:: Exercise brief ::
Omit every picture, then give all the entries again exactly.

-- START OF Records for the exercise --

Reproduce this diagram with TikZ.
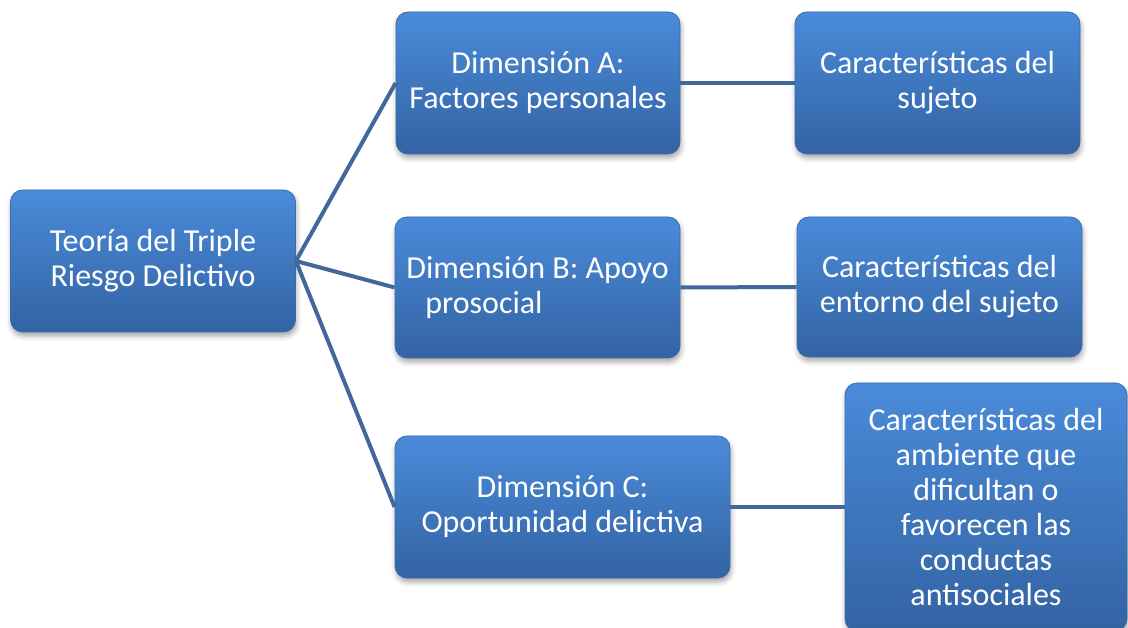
\documentclass[tikz,border=0pt]{standalone}
\usepackage{fontspec}
\setmainfont{Carlito}
\usetikzlibrary{shadows.blur}
\definecolor{boxtop}{HTML}{4A8BDA}
\definecolor{boxbot}{HTML}{3363A3}
\definecolor{boxedge}{HTML}{3A6BAA}
\definecolor{linkc}{HTML}{41679D}
\tikzset{
  box/.style={draw=boxedge, line width=0.8pt, rounded corners=12pt,
    top color=boxtop, bottom color=boxbot, text=white, align=center,
    font=\fontsize{32}{35}\selectfont, inner sep=0pt,
    blur shadow={shadow xshift=1pt, shadow yshift=-4pt, shadow blur radius=5pt, shadow opacity=35}},
  link/.style={draw=linkc, line width=4pt}
}
\begin{document}
\begin{tikzpicture}[x=1pt,y=-1pt]
\useasboundingbox (0,0) rectangle (1128,628);
\begin{scope}
\clip (0,0) rectangle (1128,628);
\node[box, minimum width=285pt, minimum height=142pt] (root) at (153,261) {Teoría del Triple\\Riesgo Delictivo};
\node[box, minimum width=284pt, minimum height=142pt] (a) at (538,83) {Dimensión A:\\Factores personales};
\node[box, minimum width=285pt, minimum height=142pt] (a2) at (937.5,83) {Características del\\sujeto};
\node[box, minimum width=285pt, minimum height=141pt, align=left] (b) at (537.5,287.5) {Dimensión B: Apoyo\\\hspace*{19pt}prosocial};
\node[box, minimum width=285pt, minimum height=140pt] (b2) at (939.5,287) {Características del\\entorno del sujeto};
\node[box, minimum width=335pt, minimum height=142pt] (c) at (562.5,507) {Dimensión C:\\Oportunidad delictiva};
\node[box, minimum width=282pt, minimum height=248pt] (c2) at (986,507) {Características del\\ambiente que\\dificultan o\\favorecen las\\conductas\\antisociales};
\coordinate (hub) at (root.east);
\draw[link] (hub) -- (a.west);
\draw[link] (hub) -- (b.west);
\draw[link] (hub) -- (c.west);
\draw[link] (a.east) -- (a2.west);
\draw[link] (b.east) -- (b2.west);
\draw[link] (c.east) -- (c2.west);
\end{scope}
\end{tikzpicture}
\end{document}
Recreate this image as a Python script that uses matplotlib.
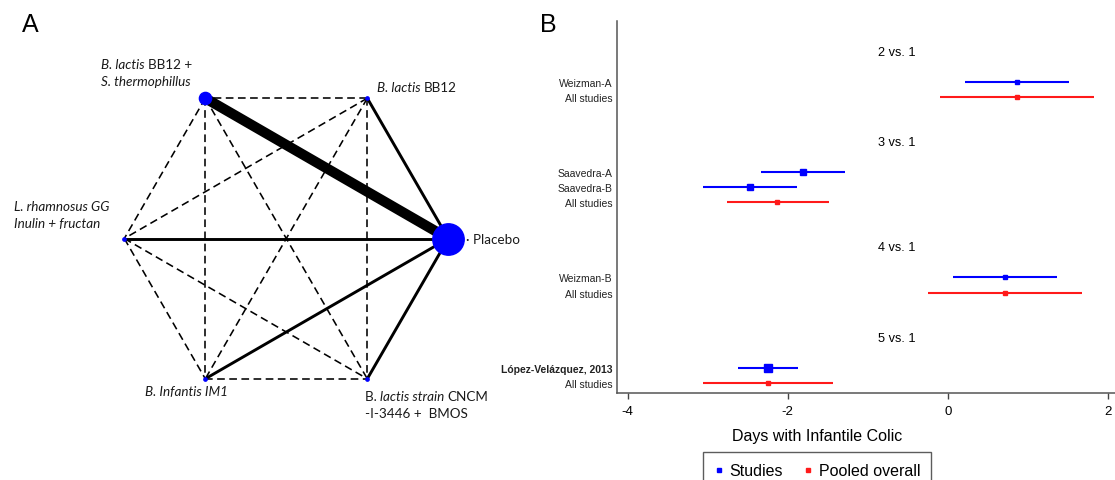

-- END OF Records for the exercise --

:: Task solution ::
Reproduce this diagram with TikZ.
\documentclass[tikz,border=0pt]{standalone}
\usepackage{fontspec}
\setmainfont{Carlito}
\usetikzlibrary{shadows.blur}
\definecolor{boxtop}{HTML}{4A8BDA}
\definecolor{boxbot}{HTML}{3363A3}
\definecolor{boxedge}{HTML}{3A6BAA}
\definecolor{linkc}{HTML}{41679D}
\tikzset{
  box/.style={draw=boxedge, line width=0.8pt, rounded corners=12pt,
    top color=boxtop, bottom color=boxbot, text=white, align=center,
    font=\fontsize{32}{35}\selectfont, inner sep=0pt,
    blur shadow={shadow xshift=1pt, shadow yshift=-4pt, shadow blur radius=5pt, shadow opacity=35}},
  link/.style={draw=linkc, line width=4pt}
}
\begin{document}
\begin{tikzpicture}[x=1pt,y=-1pt]
\useasboundingbox (0,0) rectangle (1128,628);
\begin{scope}
\clip (0,0) rectangle (1128,628);
\node[box, minimum width=285pt, minimum height=142pt] (root) at (153,261) {Teoría del Triple\\Riesgo Delictivo};
\node[box, minimum width=284pt, minimum height=142pt] (a) at (538,83) {Dimensión A:\\Factores personales};
\node[box, minimum width=285pt, minimum height=142pt] (a2) at (937.5,83) {Características del\\sujeto};
\node[box, minimum width=285pt, minimum height=141pt, align=left] (b) at (537.5,287.5) {Dimensión B: Apoyo\\\hspace*{19pt}prosocial};
\node[box, minimum width=285pt, minimum height=140pt] (b2) at (939.5,287) {Características del\\entorno del sujeto};
\node[box, minimum width=335pt, minimum height=142pt] (c) at (562.5,507) {Dimensión C:\\Oportunidad delictiva};
\node[box, minimum width=282pt, minimum height=248pt] (c2) at (986,507) {Características del\\ambiente que\\dificultan o\\favorecen las\\conductas\\antisociales};
\coordinate (hub) at (root.east);
\draw[link] (hub) -- (a.west);
\draw[link] (hub) -- (b.west);
\draw[link] (hub) -- (c.west);
\draw[link] (a.east) -- (a2.west);
\draw[link] (b.east) -- (b2.west);
\draw[link] (c.east) -- (c2.west);
\end{scope}
\end{tikzpicture}
\end{document}
Recreate this image as a Python script that uses matplotlib.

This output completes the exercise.